Cerca de duas semanas após o epicentro da explosão causada pela notícia, suas ondas seguem reverberando e trazendo incômodos questionamentos quanto à consistência dos dados e índices divulgados pelos grandes players nacionais e internacionais quanto às suas práticas ESG, sigla em inglês que significa environmental, social and governance, e corresponde às práticas ambientais, sociais e de governança de uma organização. A “governança”, em especial, é a maneira como uma empresa organiza sua estrutura de tomada de decisões e dá transparência aos processos administrativos.
Embora tenha surgido no final da década de 80, o termo “greenwashing” nunca foi tão contemporâneo. Esse é um termo em inglês que pode ser traduzido como “lavagem verde” e é praticado por empresas e instituições públicas e privadas em geral, tratando-se de uma estratégia de marketing, de promover discursos, ações e propagandas envolvendo a sustentabilidade e que mostraram-se incoerentes na prática.
Como exemplo emblemático, em 2015 a automobilística Volkswagen foi envolvida em uma polêmica relacionada à falsificação de resultados de emissões de poluentes em motores a diesel. Em resposta, a montadora admitiu que usou um programa de computador para burlar inspeções de 11 milhões de veículos no mundo. Na mesma linha, o termo “governance washing” tornou-se pauta das principais discussões envolvendo a confiabilidade dos mecanismos de controle internos e externos de governança aplicados e divulgados.
A reflexão a ser extraída dessa onda que assolou o Brasil neste início de 2023 deve ser voltada a um problema muito maior, como a base de um iceberg cuja ponta emergiu em meio ao caos instaurado e que nos devolve à pergunta: como essa inconsistência passou desapercebida? Como retomar a confiança do mercado investidor e consumidor em meio à crise instaurada?
Existe uma expressão muito usada em inglês, conhecida como “Walk the Talk”, ou seja, “andar” de acordo com suas palavras. Para isso, é primordial que as empresas realizem o caminho contrário, aquele que busca lacunas e fragilidades muitas vezes negligenciadas pela cobrança de resultados imediatos, em especial aquelas lacunas relacionadas a uma mudança da cultura organizacional quanto às pautas e melhores práticas ESG.

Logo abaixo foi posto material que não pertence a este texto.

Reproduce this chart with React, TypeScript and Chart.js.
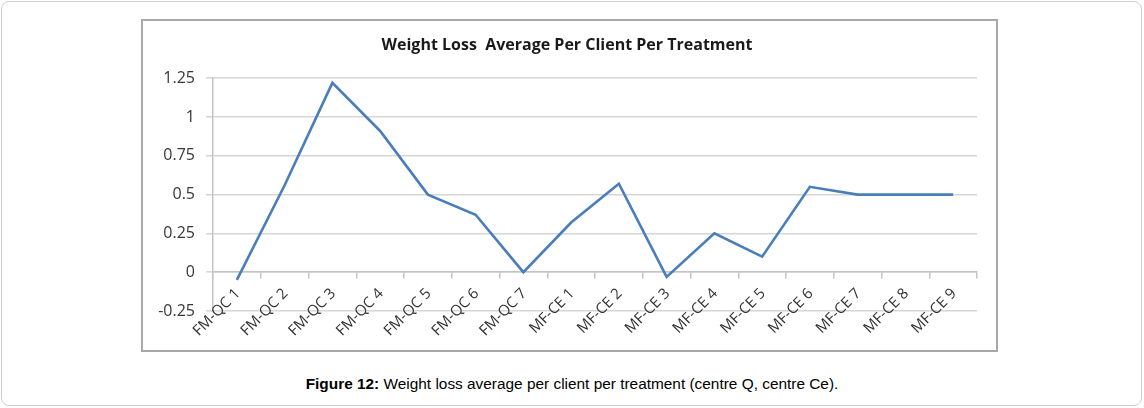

Essa mudança precisa ser sólida e não apenas estratégica. Como dizia Peter Drucker, considerado pai da administração moderna, “a cultura come a estratégia no café da manhã”. Investimentos massivos em regulamentações e processos robustos de compliance de nada valem se não houver uma cultura de integridade sólida implementada.
É muito cedo para afirmar se o episódio da Americanas se tornará um grande “case de sucesso” ou se a empresa sucumbirá ao tsunami que a atingiu. No entanto, o que se pode dizer é que o comunicado voluntário (e corajoso) da alta gestão da Americanas pode ter desencadeado um novo movimento, onde o óbvio precisa ser escancarado: ninguém só ganha.
É preciso compartilhar erros, perdas, indicadores negativos e tudo aquilo que demonstra os esforços empregados em uma jornada que nem sempre mostra-se uma ascendente direta ao topo. É preciso mostrar a curva de aprendizado e saber ouvir as críticas, fortalecendo desta forma a transparência, responsabilidade e ética entre seus stakeholders. Afinal, em um mundo onde todos mostram apenas seus “dias de glórias” em suas redes sociais, a sociedade talvez esteja buscando quem também mostre seus “dias de luta”. É preciso SER e não apenas parecer. Walk the talk!